Maguire: The hot hand should be high on the qualifications list, but also someone who has played in team competitions before who would match up well with some of the nine automatic qualifiers. That's why someone such as Bradley -- who is a perfect pairing for Phil Mickelson -- probably just needs middle-of-the-pack finishes at the Barclays and Deutsche Bank Championship to get the nod (although Watson surely wants him to play better than that.) One top-10 finish from Bradley and he can expect a call from captain Watson prior to Sept. 2.
4. Cameron Tringale basically DQ'd himself from the PGA Championship days after the event finished. A positive for golf or does it make the sport look like a joke?
Collins: In sports, getting away with breaking a rule is mostly celebrated. To think in an individual sport where a $53,000 paycheck was forfeited for something no one saw but will allow Tringale to sleep better every night says something about what the integrity of the game means to the people who play it. He should be celebrated in the locker room as should his caddie.
Evans: Good for Tringale and the game. His actions speak to the virtues of integrity and honesty that continue to permeate the sport.
Harig: It is far more a positive than a negative, golf being the honorable game that it is. But what makes this situation curious is the fact that it apparently took Tringale five days to come to this conclusion. Obviously had he said nothing, nobody would have ever known, and for that he should be commended.

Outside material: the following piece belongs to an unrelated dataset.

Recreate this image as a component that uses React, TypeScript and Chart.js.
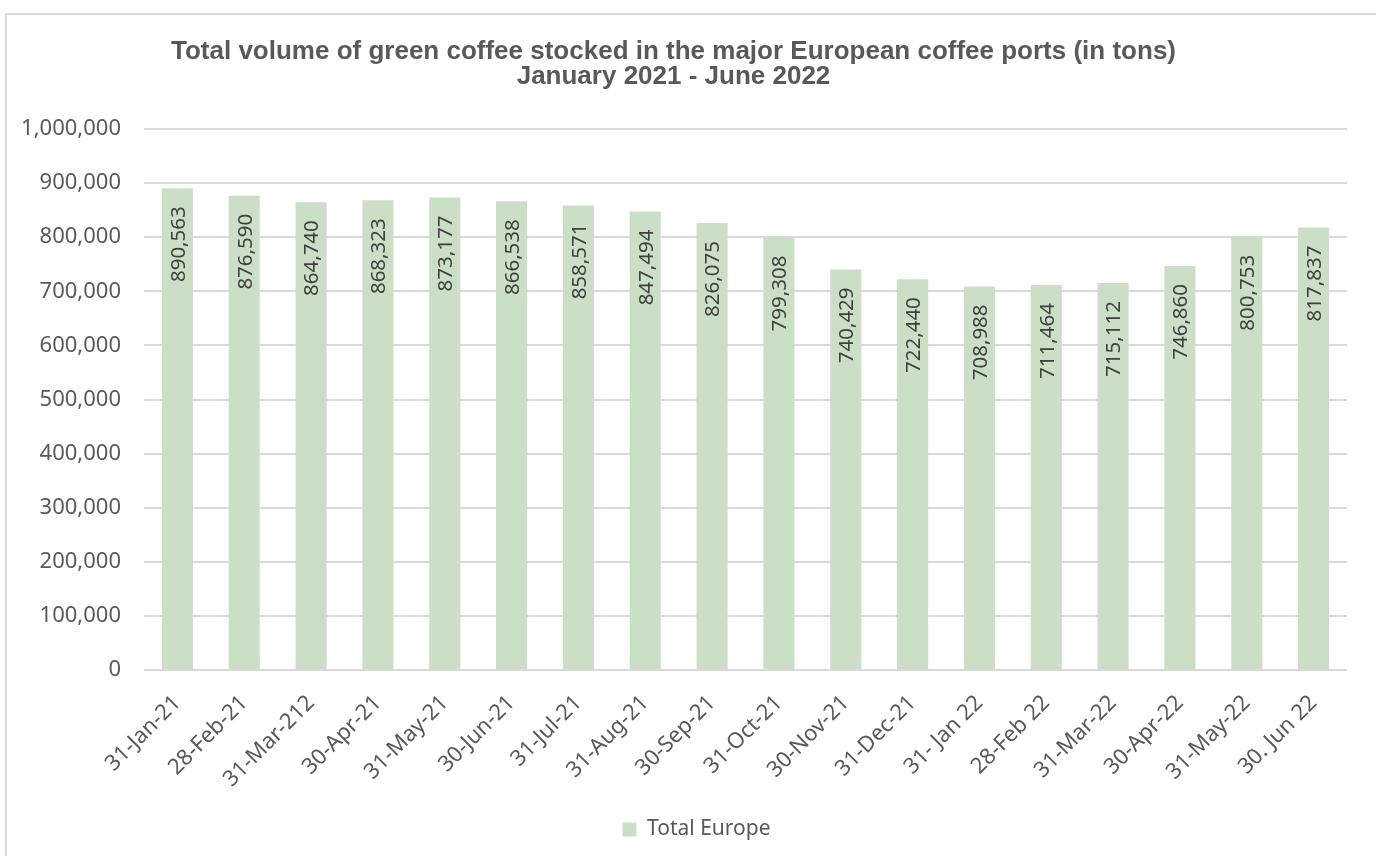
import React, { useEffect, useRef } from 'react'
import { Chart, ChartConfiguration, Plugin, registerables } from 'chart.js'

Chart.register(...registerables)

const titleLines = [
  'Total volume of green coffee stocked in the major European coffee ports (in tons)',
  'January 2021 - June 2022',
]

const categories = [
  '31-Jan-21', '28-Feb-21', '31-Mar-212', '30-Apr-21', '31-May-21', '30-Jun-21',
  '31-Jul-21', '31-Aug-21', '30-Sep-21', '31-Oct-21', '30-Nov-21', '31-Dec-21',
  '31- Jan 22', '28-Feb 22', '31-Mar-22', '30-Apr-22', '31-May-22', '30. Jun 22',
]

const totalEurope = [
  890563, 876590, 864740, 868323, 873177, 866538,
  858571, 847494, 826075, 799308, 740429, 722440,
  708988, 711464, 715112, 746860, 800753, 817837,
]

const yTickValues = [0, 100000, 200000, 300000, 400000, 500000, 600000, 700000, 800000, 900000, 1000000]

const BAR_COLOR = '#cadfc6'
const TEXT_COLOR = '#595959'
const GRID_COLOR = '#d9d9d9'
const FONT = '"Noto Sans", "Open Sans", sans-serif'

const fmt = (v: number) => v.toLocaleString('en-US')

// vertical value labels sitting just under the top of each bar
const valueLabels: Plugin<'bar'> = {
  id: 'valueLabels',
  afterDatasetsDraw(chart) {
    const { ctx } = chart
    const meta = chart.getDatasetMeta(0)
    const size = 20.5
    ctx.save()
    ctx.font = `${size}px ${FONT}`
    ctx.fillStyle = '#404040'
    ctx.textAlign = 'right'
    ctx.textBaseline = 'alphabetic'
    meta.data.forEach((bar, i) => {
      ctx.save()
      ctx.translate(bar.x, bar.y + 18)
      ctx.rotate(-Math.PI / 2)
      ctx.fillText(fmt(totalEurope[i]), 0, size * 0.36)
      ctx.restore()
    })
    ctx.restore()
  },
}

// Excel centres the legend a bit right of the plot's centre
const legendShift: Plugin<'bar'> = {
  id: 'legendShift',
  afterLayout(chart) {
    const legend = chart.legend
    if (!legend) return
    legend.left += 23
    legend.right += 23
  },
}

export default function App() {
  const canvasRef = useRef<HTMLCanvasElement>(null)

  useEffect(() => {
    if (!canvasRef.current) return
    const ctx = canvasRef.current.getContext('2d')
    if (!ctx) return

    const config: ChartConfiguration<'bar'> = {
      type: 'bar',
      data: {
        labels: categories,
        datasets: [{
          label: 'Total Europe',
          data: totalEurope,
          backgroundColor: BAR_COLOR,
          borderWidth: 0,
          categoryPercentage: 1,
          barPercentage: 0.465,
        }],
      },
      options: {
        responsive: false,
        animation: false,
        layout: { padding: { left: 0, right: 29, top: 0, bottom: 6 } },
        plugins: {
          title: {
            display: true,
            text: titleLines,
            color: TEXT_COLOR,
            font: { family: '"Liberation Sans", Arial, sans-serif', size: 26, weight: 'bold', lineHeight: 25 / 26 },
            padding: { top: 39.5, bottom: 39.5 },
          },
          legend: {
            display: true,
            position: 'bottom',
            labels: {
              color: TEXT_COLOR,
              boxWidth: 14,
              boxHeight: 14,
              padding: 10,
              font: { family: FONT, size: 21 },
            },
          },
          tooltip: { enabled: false },
        },
        scales: {
          x: {
            grid: { display: false },
            border: { display: false },
            ticks: {
              color: TEXT_COLOR,
              font: { family: FONT, size: 22 },
              maxRotation: 45,
              minRotation: 45,
              padding: 12,
              autoSkip: false,
            },
            afterFit: (scale) => { scale.height = 139 },
          },
          y: {
            min: 0,
            max: 1000000,
            afterBuildTicks: (scale) => { scale.ticks = yTickValues.map(v => ({ value: v })) },
            grid: { color: GRID_COLOR, lineWidth: 2, drawTicks: false },
            border: { display: false },
            ticks: {
              color: TEXT_COLOR,
              font: { family: FONT, size: 22 },
              padding: 23,
              callback: (value) => fmt(Number(value)),
            },
            afterFit: (scale) => { scale.width = 144 },
          },
        },
      },
      plugins: [valueLabels, legendShift],
    }

    const chart = new Chart(ctx, config)
    return () => chart.destroy()
  }, [])

  return (
    <div style={{ position: 'fixed', left: 0, top: 0, width: 1376, height: 856, background: '#ffffff', overflow: 'hidden' }}>
      <div style={{ position: 'absolute', left: 5, top: 13, width: 1400, height: 900, border: `2px solid ${GRID_COLOR}` }} />
      <canvas ref={canvasRef} width={1376} height={856} style={{ position: 'absolute', left: 0, top: 0 }} />
    </div>
  )
}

Maguire: It's great that golf is the only sport where something like this could happen ... and it's less than ideal at the same time. What sport changes the outcome of an event days after it finished? Sure, games get played under protest, but that almost never results in changing the final outcome. In this case Tringale forfeited $53K and of course did the right thing, but what if he was a top-10 finisher, or gasp, the winner? In terms of honor and the spirit of the sport, golf loves to revel in these types of stories, but when it comes to light so long after the tournament ended, it also opens itself up to criticism.